While the rest of summer tourism flocked to more accessible and cooler alternatives, my brother and I braved forth in our A/C-less ’92 Jeep Cherokee through one of the hottest places on earth.
It was the crux of summer when we chugged and toiled up the steep inclines of the Panamints and twisted through the Black Mountains down to the vast salt flats covering the valley. It was a world I never expected to encounter: surreal and eerily beautiful. Part of me wanted to linger a little. Such beauty needed to be admired. But the heat prevented much of anything, and most of me worried for our safety in the rising temperatures.

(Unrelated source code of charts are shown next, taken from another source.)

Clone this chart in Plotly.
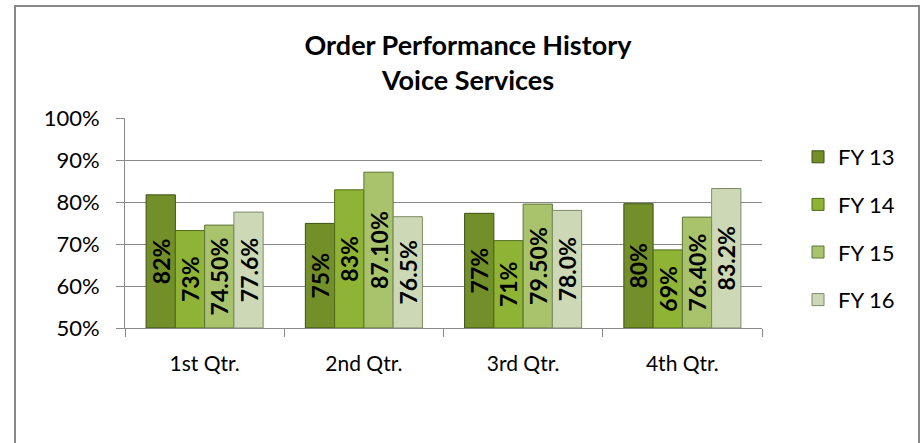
import plotly.graph_objects as go

quarters = ["1st Qtr.", "2nd Qtr.", "3rd Qtr.", "4th Qtr."]
series = ["FY 13", "FY 14", "FY 15", "FY 16"]
fy13 = [0.817, 0.749, 0.773, 0.796]
fy14 = [0.732, 0.829, 0.708, 0.686]
fy15 = [0.745, 0.871, 0.795, 0.764]
fy16 = [0.776, 0.765, 0.780, 0.832]
fy13_labels = ["82%", "75%", "77%", "80%"]
fy14_labels = ["73%", "83%", "71%", "69%"]
fy15_labels = ["74.50%", "87.10%", "79.50%", "76.40%"]
fy16_labels = ["77.6%", "76.5%", "78.0%", "83.2%"]
y_ticks = [0.5, 0.6, 0.7, 0.8, 0.9, 1.0]
axis_min = 0.5

values = [fy13, fy14, fy15, fy16]
labels = [fy13_labels, fy14_labels, fy15_labels, fy16_labels]
fills = ["#738f2a", "#8fb435", "#a8c36c", "#cdd9b6"]
edges = ["#3d5012", "#4f6a18", "#5e7438", "#7c8a68"]

W, H = 921, 443
L, R, T, B = 125, 159, 118, 115
pw, ph = W - L - R, H - T - B

fig = go.Figure()
for i, name in enumerate(series):
    fig.add_trace(go.Bar(
        x=quarters, y=[v - axis_min for v in values[i]], base=axis_min,
        name=name, text=labels[i],
        textposition="inside", insidetextanchor="middle", textangle=-90,
        textfont=dict(family="Lato", size=23, color="black", weight="bold"),
        marker=dict(color=fills[i], line=dict(color=edges[i], width=1)),
        legendgroup=name,
    ))

fig.update_layout(
    width=W, height=H, autosize=False,
    margin=dict(l=L, r=R, t=T, b=B),
    paper_bgcolor="white", plot_bgcolor="white",
    barmode="group", bargap=0.265, bargroupgap=0,
    uniformtext=dict(mode="show", minsize=23),
    font=dict(family="Lato", size=21, color="black"),
    title=dict(text="<b>Order Performance History<br>Voice Services</b>",
               x=468 / W, xanchor="center", xref="container",
               y=1 - 55 / H, yanchor="middle", yref="container",
               font=dict(family="Lato", size=27, color="black")),
    legend=dict(x=(798 - L) / pw, xanchor="left", y=(328 - 136) / ph, yanchor="top",
                traceorder="grouped", tracegroupgap=16,
                font=dict(family="Lato", size=22, color="black"),
                bgcolor="rgba(0,0,0,0)"),
    xaxis=dict(showline=True, linecolor="#888888", linewidth=1,
               ticks="outside", tickson="boundaries", ticklen=8, tickcolor="#888888",
               showgrid=False, ticklabelstandoff=17,
               tickfont=dict(family="Lato", size=21, color="black")),
    yaxis=dict(range=[0.5, 1.0], tickvals=y_ticks, tickformat=".0%",
               showline=True, linecolor="#888888", linewidth=1,
               ticks="outside", ticklen=8, tickcolor="#888888",
               showgrid=True, gridcolor="#888888", gridwidth=1,
               zeroline=False, ticklabelstandoff=12,
               tickfont=dict(family="Lato", size=22, color="black")),
    shapes=[dict(type="rect", xref="paper", yref="paper",
                 x0=(15 - L) / pw, x1=(919 - L) / pw,
                 y0=(328 - 460) / ph, y1=(328 - 6) / ph,
                 line=dict(color="#888888", width=2), fillcolor="rgba(0,0,0,0)")],
)

fig.write_html("out.html", config={"displayModeBar": False},
               post_script="document.body.style.margin='0px';")
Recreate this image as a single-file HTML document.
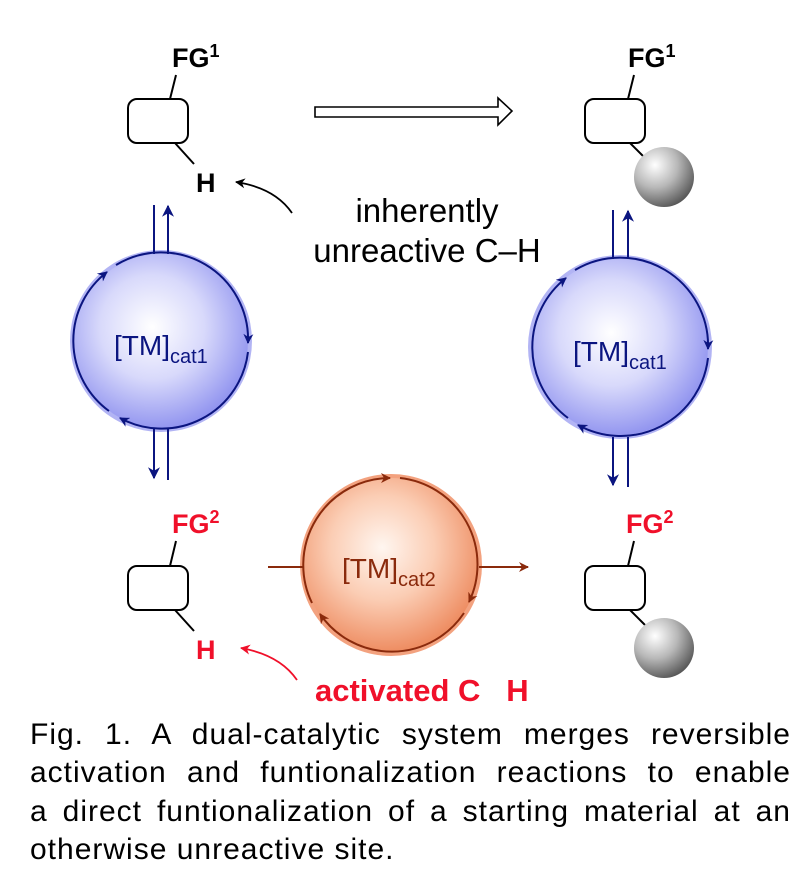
<!DOCTYPE html>
<html><head><meta charset="utf-8"><style>
body{margin:0;background:#fff;width:812px;height:890px;position:relative;overflow:hidden;font-family:"Liberation Sans",sans-serif}
svg{position:absolute;left:0;top:0}
.cap{position:absolute;left:30px;top:716px;width:761px;font-size:30px;letter-spacing:1px;line-height:38.3px;color:#000}
.cap div{text-align:justify;text-align-last:justify;white-space:nowrap}
.cap div.l{text-align-last:left}
</style></head><body>
<svg width="812" height="890" viewBox="0 0 812 890" font-family="Liberation Sans, sans-serif">
<defs>
<radialGradient id="bl" cx="0.45" cy="0.42" r="0.6"><stop offset="0" stop-color="#ffffff"/><stop offset="0.5" stop-color="#d8d9fb"/><stop offset="1" stop-color="#8f92ef"/></radialGradient>
<radialGradient id="or" cx="0.45" cy="0.4" r="0.6"><stop offset="0" stop-color="#fff6f0"/><stop offset="0.5" stop-color="#fbcdb4"/><stop offset="1" stop-color="#ee8d62"/></radialGradient>
<radialGradient id="gr" cx="0.35" cy="0.3" r="0.75"><stop offset="0" stop-color="#ffffff"/><stop offset="0.5" stop-color="#b8b8b8"/><stop offset="1" stop-color="#555"/></radialGradient>
<marker id="mb" viewBox="0 0 10 10" refX="9" refY="5" markerWidth="14" markerHeight="10" orient="auto" markerUnits="userSpaceOnUse"><path d="M0,0 L10,5 L0,10 L3,5z" fill="#0b1580"/></marker>
<marker id="mbv" viewBox="0 0 10 10" refX="9" refY="5" markerWidth="20" markerHeight="12" orient="auto" markerUnits="userSpaceOnUse"><path d="M0,0 L10,5 L0,10 L3,5z" fill="#0b1580"/></marker>
<marker id="mo" viewBox="0 0 10 10" refX="9" refY="5" markerWidth="16" markerHeight="10" orient="auto" markerUnits="userSpaceOnUse"><path d="M0,0 L10,5 L0,10 L3,5z" fill="#8a2a0c"/></marker>
<marker id="mk" viewBox="0 0 10 10" refX="9" refY="5" markerWidth="16" markerHeight="10" orient="auto" markerUnits="userSpaceOnUse"><path d="M0,0 L10,5 L0,10 L3,5z" fill="#000"/></marker>
<marker id="mr" viewBox="0 0 10 10" refX="9" refY="5" markerWidth="16" markerHeight="10" orient="auto" markerUnits="userSpaceOnUse"><path d="M0,0 L10,5 L0,10 L3,5z" fill="#f0102a"/></marker>
</defs>

<text x="172" y="67" font-size="27" font-weight="bold">FG<tspan dy="-10" font-size="18">1</tspan></text>
<line x1="170" y1="99" x2="176" y2="75" stroke="#000" stroke-width="2"/>
<rect x="128" y="99" width="60" height="44" rx="9" fill="#fff" stroke="#000" stroke-width="2"/>
<line x1="175" y1="143" x2="194" y2="164" stroke="#000" stroke-width="2"/>
<text x="196" y="192" font-size="27" font-weight="bold">H</text>

<text x="628" y="67" font-size="27" font-weight="bold">FG<tspan dy="-10" font-size="18">1</tspan></text>
<line x1="628" y1="99" x2="634" y2="75" stroke="#000" stroke-width="2"/>
<rect x="585" y="99" width="60" height="44" rx="9" fill="#fff" stroke="#000" stroke-width="2"/>
<line x1="630" y1="143" x2="645" y2="158" stroke="#000" stroke-width="2"/>
<circle cx="664" cy="177" r="30" fill="url(#gr)"/>

<path d="M315,107 L498,107 L498,98 L512,111 L498,125 L498,117 L315,117 Z" fill="#fff" stroke="#000" stroke-width="1.6"/>

<text x="427" y="222" font-size="33" text-anchor="middle">inherently</text>
<text x="427" y="262" font-size="33" text-anchor="middle">unreactive C–H</text>
<path d="M292,213 Q275,188 236,182" fill="none" stroke="#000" stroke-width="1.8" marker-end="url(#mk)"/>

<circle cx="161" cy="341" r="91" fill="#b2b4f4"/>
<circle cx="161" cy="341" r="87" fill="url(#bl)"/>
<g fill="none" stroke="#0b1580" stroke-width="2">
<path d="M116,265 A87,87 0 0 1 248,343" marker-end="url(#mb)"/>
<path d="M248,352 A87,87 0 0 1 120,418" marker-end="url(#mb)"/>
<path d="M109,411 A87,87 0 0 1 107,272" marker-end="url(#mb)"/>
<line x1="154" y1="205" x2="154" y2="254"/>
<line x1="168" y1="254" x2="168" y2="206" marker-end="url(#mbv)"/>
<line x1="154" y1="428" x2="154" y2="478" marker-end="url(#mbv)"/>
<line x1="168" y1="428" x2="168" y2="480"/>
</g>
<text x="114" y="355" font-size="28" fill="#0b1580">[TM]<tspan font-size="20" dy="8">cat1</tspan></text>

<circle cx="620" cy="347" r="92" fill="#b2b4f4"/>
<circle cx="620" cy="347" r="88" fill="url(#bl)"/>
<g fill="none" stroke="#0b1580" stroke-width="2">
<path d="M575,270 A88,88 0 0 1 708,349" marker-end="url(#mb)"/>
<path d="M708,358 A88,88 0 0 1 578,425" marker-end="url(#mb)"/>
<path d="M568,418 A88,88 0 0 1 566,278" marker-end="url(#mb)"/>
<line x1="613" y1="210" x2="613" y2="259"/>
<line x1="628" y1="259" x2="628" y2="211" marker-end="url(#mbv)"/>
<line x1="613" y1="437" x2="613" y2="485" marker-end="url(#mbv)"/>
<line x1="628" y1="437" x2="628" y2="487"/>
</g>
<text x="573" y="361" font-size="28" fill="#0b1580">[TM]<tspan font-size="20" dy="8">cat1</tspan></text>

<circle cx="391" cy="565" r="91" fill="#f3a27f"/>
<circle cx="391" cy="565" r="87" fill="url(#or)"/>
<g fill="none" stroke="#8a2a0c" stroke-width="2">
<path d="M312,603 A87,87 0 0 1 390,478" marker-end="url(#mo)"/>
<path d="M400,478 A87,87 0 0 1 469,602" marker-end="url(#mo)"/>
<path d="M464,613 A87,87 0 0 1 320,614" marker-end="url(#mo)"/>
<line x1="268" y1="567" x2="303" y2="567"/>
<line x1="479" y1="567" x2="528" y2="567" marker-end="url(#mo)"/>
</g>
<text x="342" y="578" font-size="28" fill="#8a2a0c">[TM]<tspan font-size="20" dy="8">cat2</tspan></text>

<text x="172" y="533" font-size="27" font-weight="bold" fill="#f0102a">FG<tspan dy="-10" font-size="18">2</tspan></text>
<line x1="170" y1="566" x2="176" y2="541" stroke="#000" stroke-width="2"/>
<rect x="128" y="566" width="60" height="44" rx="9" fill="#fff" stroke="#000" stroke-width="2"/>
<line x1="175" y1="610" x2="194" y2="631" stroke="#000" stroke-width="2"/>
<text x="196" y="659" font-size="27" font-weight="bold" fill="#f0102a">H</text>
<path d="M297,680 Q280,655 241,648" fill="none" stroke="#f0102a" stroke-width="1.8" marker-end="url(#mr)"/>
<text x="315" y="701" font-size="31" font-weight="bold" fill="#f0102a" xml:space="preserve">activated C   H</text>

<text x="626" y="533" font-size="27" font-weight="bold" fill="#f0102a">FG<tspan dy="-10" font-size="18">2</tspan></text>
<line x1="628" y1="566" x2="634" y2="541" stroke="#000" stroke-width="2"/>
<rect x="585" y="566" width="60" height="44" rx="9" fill="#fff" stroke="#000" stroke-width="2"/>
<line x1="630" y1="610" x2="645" y2="625" stroke="#000" stroke-width="2"/>
<circle cx="664" cy="648" r="30" fill="url(#gr)"/>
</svg>
<div class="cap">
<div>Fig. 1. A dual-catalytic system merges reversible</div>
<div>activation and funtionalization reactions to enable</div>
<div>a direct funtionalization of a starting material at an</div>
<div class="l">otherwise unreactive site.</div>
</div>
</body></html>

As fate would have it, our Jeep nearly overheated trying to ascend the steep grades of the mountain ranges. We pulled over in a turnout, shut off the engine, and waited. For the first time, I felt the loneliness settle. The thick July heat wasn’t nearly as suffocating as Florida’s, and I was thankful we had a trunk full of water and food. But there was no one for miles. No cars, no park rangers approaching in the distance. No service either. Just us, the jeep and the great desert.
And my was it great!
Serrated peaks of reds, browns and oranges bordered the horizon and cradled the expansive golden valley below. They all seemed like faraway lands, lonely and waiting to be discovered and explored. Secrets were hiding between its canyons and so were the last whispers of a time forgotten. It was all heartachingly magnificent.
Perhaps it was this allure that thwarted my concern for the jeep. Instead, I was pensive and inspired. I felt as if I’d escaped into Middle Earth somehow, and any moment I’d embark on a long quest by foot, a la Frodo and Samwise, to carry out a necessary good. I’d already marked a peak in the distance as my Mount Doom.
When the jeep started again, it began to rain. The rest of the drive to Beatty went without a hiccup, and I promised myself I’d return to Death Valley one day.